Monday, February 16, 2015

DI AND VIV AND ROSE (and us) at the Vaudeville Theatre

Last Wednesday it was time to step back in time thanks to Amelia Bullmore's comedy of three female friends negotiating life in DI AND VIV AND ROSE at the Vaudeville Theatre.
The play has transferred from Hampstead Theatre to the Vaudeville in the West End for a limited season - sadly without a title change which I think is unnecessarily cumbersome.  What has happened is the cast has had a two-thirds change since Hampstead: out goes Anna Maxwell Martin and Gina McKee, in comes Samantha Spiro and Jenna Russell.

If you know the individual actresses, you can imagine how this will change the dynamic of the play as Spiro and Russell, with their musical experience, play it more 'out front', more West End - and that is certainly not a bad thing in my book.


As good as the actresses are, I must admit that at no time did I find Bullmore's characters at all believable as they seemed to be types rather than fully-rounded characters, sporty lesbian, sex-mad ditz, driven fashion-writer career woman.

The set-up is age-old: three women from different backgrounds come together - here in a shared student flat - and we watch as they slowly evolve into genuine friends despite everything that life - and themselves - can do to them.


We first meet the threesome taking turns on their halls of residence phone, slowly getting to know each other and eventually sharing a flat together.  Over the course of the first act we get to know them too: Tamzin Outhwaite is Di, sporty and taking business studies who can finally admit to the world she is a lesbian after hiding it at home, Jenna Russell as Rose who is studying art history and whose good nature includes sleeping with any man she fancies, and Samantha Spiro is Viv who is studying sociology with a particular interest in how fashion has literally shaped women's lives.

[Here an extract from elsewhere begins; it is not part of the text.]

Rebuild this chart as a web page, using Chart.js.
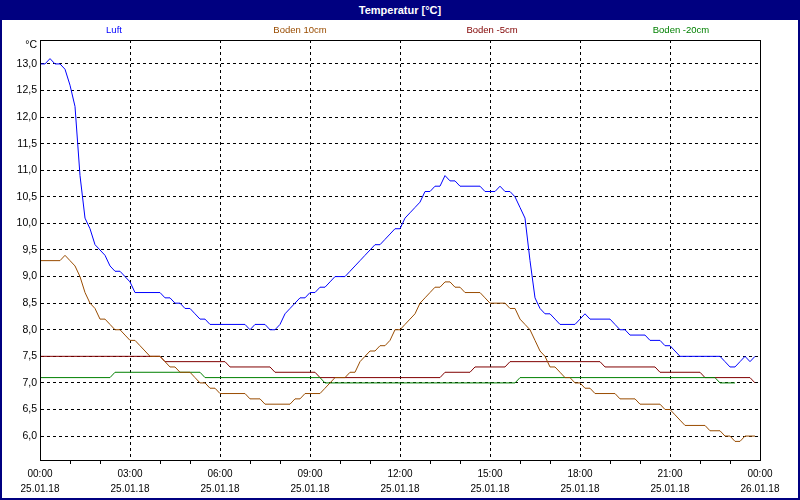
<!DOCTYPE html>
<html>
<head>
<meta charset="utf-8">
<script src="https://cdn.jsdelivr.net/npm/chart.js@4/dist/chart.umd.min.js"></script>
<style>
  html, body { margin: 0; padding: 0; background: #fff; }
  #frame { position: relative; width: 800px; height: 500px; box-sizing: border-box; border: 2px solid #000080; border-top: 0; background: #fff; }
  #bar { height: 20px; margin: 0 -2px; background: #000080; color: #fff; font: bold 11px "Liberation Sans", Arial, sans-serif; line-height: 20px; text-align: center; }
  #wrap { position: absolute; left: 0; top: 20px; width: 796px; height: 478px; }
</style>
</head>
<body>
<div id="frame">
  <div id="bar">Temperatur [°C]</div>
  <div id="wrap"><canvas id="chart" width="796" height="478"></canvas></div>
</div>
<script>
// one sample every 10 minutes, 00:00 .. 23:50 on 25.01.18
const STEP = 10;
const seriesNames = ['Luft', 'Boden 10cm', 'Boden -5cm', 'Boden -20cm'];
const seriesColors = ['#0000ff', '#994c00', '#800000', '#008000'];

const luft = [
  13.0, 13.0, 13.1, 13.0, 13.0, 12.9, 12.6, 12.2, 10.9, 10.1, 9.9, 9.6,
  9.5, 9.4, 9.2, 9.1, 9.1, 9.0, 8.9, 8.7, 8.7, 8.7, 8.7, 8.7,
  8.7, 8.6, 8.6, 8.5, 8.5, 8.4, 8.4, 8.3, 8.2, 8.2, 8.1, 8.1,
  8.1, 8.1, 8.1, 8.1, 8.1, 8.1, 8.0, 8.1, 8.1, 8.1, 8.0, 8.0,
  8.1, 8.3, 8.4, 8.5, 8.6, 8.6, 8.7, 8.7, 8.8, 8.8, 8.9, 9.0,
  9.0, 9.0, 9.1, 9.2, 9.3, 9.4, 9.5, 9.6, 9.6, 9.7, 9.8, 9.9,
  9.9, 10.1, 10.2, 10.3, 10.4, 10.6, 10.6, 10.7, 10.7, 10.9, 10.8, 10.8,
  10.7, 10.7, 10.7, 10.7, 10.7, 10.6, 10.6, 10.6, 10.7, 10.6, 10.6, 10.5,
  10.3, 10.1, 9.3, 8.6, 8.4, 8.3, 8.3, 8.2, 8.1, 8.1, 8.1, 8.1,
  8.2, 8.3, 8.2, 8.2, 8.2, 8.2, 8.2, 8.1, 8.0, 8.0, 7.9, 7.9,
  7.9, 7.9, 7.8, 7.8, 7.8, 7.7, 7.7, 7.6, 7.5, 7.5, 7.5, 7.5,
  7.5, 7.5, 7.5, 7.5, 7.5, 7.4, 7.3, 7.3, 7.4, 7.5, 7.4, 7.5,
];
const boden10 = [
  9.3, 9.3, 9.3, 9.3, 9.3, 9.4, 9.3, 9.2, 9.0, 8.7, 8.5, 8.4,
  8.2, 8.2, 8.1, 8.0, 8.0, 7.9, 7.8, 7.8, 7.7, 7.6, 7.5, 7.5,
  7.5, 7.4, 7.3, 7.3, 7.2, 7.2, 7.2, 7.1, 7.0, 7.0, 6.9, 6.9,
  6.8, 6.8, 6.8, 6.8, 6.8, 6.8, 6.7, 6.7, 6.7, 6.6, 6.6, 6.6,
  6.6, 6.6, 6.6, 6.7, 6.7, 6.8, 6.8, 6.8, 6.8, 6.9, 7.0, 7.1,
  7.1, 7.1, 7.2, 7.2, 7.4, 7.5, 7.6, 7.6, 7.7, 7.7, 7.8, 8.0,
  8.0, 8.1, 8.2, 8.3, 8.5, 8.6, 8.7, 8.8, 8.8, 8.9, 8.9, 8.8,
  8.8, 8.7, 8.7, 8.7, 8.7, 8.6, 8.5, 8.5, 8.5, 8.5, 8.4, 8.4,
  8.2, 8.1, 8.0, 7.8, 7.6, 7.5, 7.3, 7.3, 7.2, 7.1, 7.1, 7.0,
  7.0, 6.9, 6.9, 6.8, 6.8, 6.8, 6.8, 6.8, 6.7, 6.7, 6.7, 6.7,
  6.6, 6.6, 6.6, 6.6, 6.6, 6.5, 6.5, 6.4, 6.3, 6.2, 6.2, 6.2,
  6.2, 6.2, 6.1, 6.1, 6.1, 6.0, 6.0, 5.9, 5.9, 6.0, 6.0, 6.0,
];
const bodenM5 = [
  7.5, 7.5, 7.5, 7.5, 7.5, 7.5, 7.5, 7.5, 7.5, 7.5, 7.5, 7.5,
  7.5, 7.5, 7.5, 7.5, 7.5, 7.5, 7.5, 7.5, 7.5, 7.5, 7.5, 7.5,
  7.5, 7.4, 7.4, 7.4, 7.4, 7.4, 7.4, 7.4, 7.4, 7.4, 7.4, 7.4,
  7.4, 7.4, 7.3, 7.3, 7.3, 7.3, 7.3, 7.3, 7.3, 7.3, 7.3, 7.2,
  7.2, 7.2, 7.2, 7.2, 7.2, 7.2, 7.2, 7.2, 7.1, 7.1, 7.1, 7.1,
  7.1, 7.1, 7.1, 7.1, 7.1, 7.1, 7.1, 7.1, 7.1, 7.1, 7.1, 7.1,
  7.1, 7.1, 7.1, 7.1, 7.1, 7.1, 7.1, 7.1, 7.1, 7.2, 7.2, 7.2,
  7.2, 7.2, 7.2, 7.3, 7.3, 7.3, 7.3, 7.3, 7.3, 7.3, 7.4, 7.4,
  7.4, 7.4, 7.4, 7.4, 7.4, 7.4, 7.4, 7.4, 7.4, 7.4, 7.4, 7.4,
  7.4, 7.4, 7.4, 7.4, 7.4, 7.3, 7.3, 7.3, 7.3, 7.3, 7.3, 7.3,
  7.3, 7.3, 7.3, 7.3, 7.2, 7.2, 7.2, 7.2, 7.2, 7.2, 7.2, 7.2,
  7.2, 7.1, 7.1, 7.1, 7.1, 7.1, 7.1, 7.1, 7.1, 7.1, 7.1, 7.0,
];
const bodenM20 = [
  7.1, 7.1, 7.1, 7.1, 7.1, 7.1, 7.1, 7.1, 7.1, 7.1, 7.1, 7.1,
  7.1, 7.1, 7.1, 7.2, 7.2, 7.2, 7.2, 7.2, 7.2, 7.2, 7.2, 7.2,
  7.2, 7.2, 7.2, 7.2, 7.2, 7.2, 7.2, 7.2, 7.2, 7.1, 7.1, 7.1,
  7.1, 7.1, 7.1, 7.1, 7.1, 7.1, 7.1, 7.1, 7.1, 7.1, 7.1, 7.1,
  7.1, 7.1, 7.1, 7.1, 7.1, 7.1, 7.1, 7.1, 7.1, 7.0, 7.0, 7.0,
  7.0, 7.0, 7.0, 7.0, 7.0, 7.0, 7.0, 7.0, 7.0, 7.0, 7.0, 7.0,
  7.0, 7.0, 7.0, 7.0, 7.0, 7.0, 7.0, 7.0, 7.0, 7.0, 7.0, 7.0,
  7.0, 7.0, 7.0, 7.0, 7.0, 7.0, 7.0, 7.0, 7.0, 7.0, 7.0, 7.0,
  7.1, 7.1, 7.1, 7.1, 7.1, 7.1, 7.1, 7.1, 7.1, 7.1, 7.1, 7.1,
  7.1, 7.1, 7.1, 7.1, 7.1, 7.1, 7.1, 7.1, 7.1, 7.1, 7.1, 7.1,
  7.1, 7.1, 7.1, 7.1, 7.1, 7.1, 7.1, 7.1, 7.1, 7.1, 7.1, 7.1,
  7.1, 7.1, 7.1, 7.1, 7.0, 7.0, 7.0, 7.0,
];

// axis ticks
const yTicks = [6.0, 6.5, 7.0, 7.5, 8.0, 8.5, 9.0, 9.5, 10.0, 10.5, 11.0, 11.5, 12.0, 12.5, 13.0];
const timeLabels = ['00:00', '03:00', '06:00', '09:00', '12:00', '15:00', '18:00', '21:00', '00:00'];
const dateLabels = ['25.01.18', '25.01.18', '25.01.18', '25.01.18', '25.01.18', '25.01.18', '25.01.18', '25.01.18', '26.01.18'];
const legendX = [112, 298, 490, 679];

const FONT = '"Liberation Sans", Arial, sans-serif';
const major = (v) => v % 180 === 0;
const none = 'rgba(0,0,0,0)';

const frame = {
  id: 'frame',
  afterDraw(chart) {
    const { ctx, chartArea: a } = chart;
    ctx.save();
    ctx.strokeStyle = '#000';
    ctx.lineWidth = 1;
    ctx.strokeRect(Math.round(a.left) + 0.5, Math.round(a.top) + 0.5, Math.round(a.right - a.left), Math.round(a.bottom - a.top));
    ctx.fillStyle = '#000';
    ctx.font = '10.5px ' + FONT;
    ctx.textAlign = 'right';
    ctx.textBaseline = 'middle';
    ctx.fillText('°C', a.left - 3, a.top + 5);
    ctx.font = '9.5px ' + FONT;
    ctx.textAlign = 'center';
    chart.data.datasets.forEach((d, i) => { ctx.fillStyle = d.borderColor; ctx.fillText(d.label, legendX[i], 10.5); });
    ctx.restore();
  },
};

const series = [luft, boden10, bodenM5, bodenM20];
const drawOrder = [1, 2, 4, 3];

new Chart(document.getElementById('chart'), {
  type: 'line',
  data: {
    datasets: series.map((s, k) => ({
      label: seriesNames[k],
      data: s.map((v, i) => ({ x: i * STEP, y: v })),
      borderColor: seriesColors[k],
      borderWidth: 1,
      pointRadius: 0,
      tension: 0,
      order: drawOrder[k],
    })),
  },
  options: {
    responsive: false,
    animation: false,
    layout: { padding: { top: 20, right: 38, left: 0, bottom: 0 } },
    plugins: { legend: { display: false }, tooltip: { enabled: false } },
    scales: {
      x: {
        type: 'linear', min: 0, max: 1440,
        afterFit: (s) => { s.height = 38; },
        ticks: { stepSize: 60, autoSkip: false, maxRotation: 0, padding: 3, color: '#000', font: { family: FONT, size: 10, lineHeight: 1.45 }, callback: (v) => major(v) ? [timeLabels[v / 180], dateLabels[v / 180]] : '' },
        grid: { color: (c) => c.tick && major(c.tick.value) ? '#000' : none, tickColor: (c) => c.tick && major(c.tick.value) ? none : '#000', tickLength: 4 },
        border: { color: '#000', dash: [3, 3] },
      },
      y: {
        min: 5.55, max: 13.45,
        afterFit: (s) => { s.width = 38; },
        afterBuildTicks: (s) => { s.ticks = yTicks.map((value) => ({ value })); },
        ticks: { padding: 3, color: '#000', font: { family: FONT, size: 10.5 }, callback: (v) => v.toFixed(1).replace('.', ',') },
        grid: { color: '#000', drawTicks: false },
        border: { color: '#000', dash: [3, 3] },
      },
    },
  },
  plugins: [frame],
});
</script>
</body>
</html>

Twice during the play Bullmore delivers a twist to the general sitcom feel, confronting her characters - and the audience - with the casual shocks that life can spring.  The first comes so out of the blue that it takes you totally unawares and the play violently changes gear for a while as the women bond together, only for the former tempo of fairly long scenes to creep back again by the interval.


The interval arrives at the end of their University years and they handle this last scene very well as the realization dawns that, although they are now firm friends, they will never share the experience of living together again. The 80s give way to the 90s and Viv is working for a fashion columnist in New York, Di is living with a partner and Rose is a single mother of two children.

I enjoyed these scenes more - the actresses seemed more comfortable playing ages closer to their own - although I also felt that Bullmore didn't really flesh out the characters that are left offstage, partners are mentioned but you never get a real sense of them.  Midway through the second act, Bullmore pulls the rug out from under the audience again with the death of one of the characters and the tempo changes again to one of loss and recrimination.


I was vaguely reminded of MY NIGHT WITH REG in these final scenes as it too covers the impact of a friend's death on those left behind, who has ownership of what memory, etc. but Kevin Elyot's play works on a more profound level than this one.

What made the play stand out were the performances of the fine actresses, in particular Samantha Spiro as the waspish, and later, soused Viv.  What is also good is seeing a new play that affords three equally prominent roles for actresses, I am sure the play will have a future life as it would be very easy to tour.


Briskly directed by Anna Mackmin, ultimately what's not to love about a production that gives you blasts of Kirsty MacColl *and* Madonna?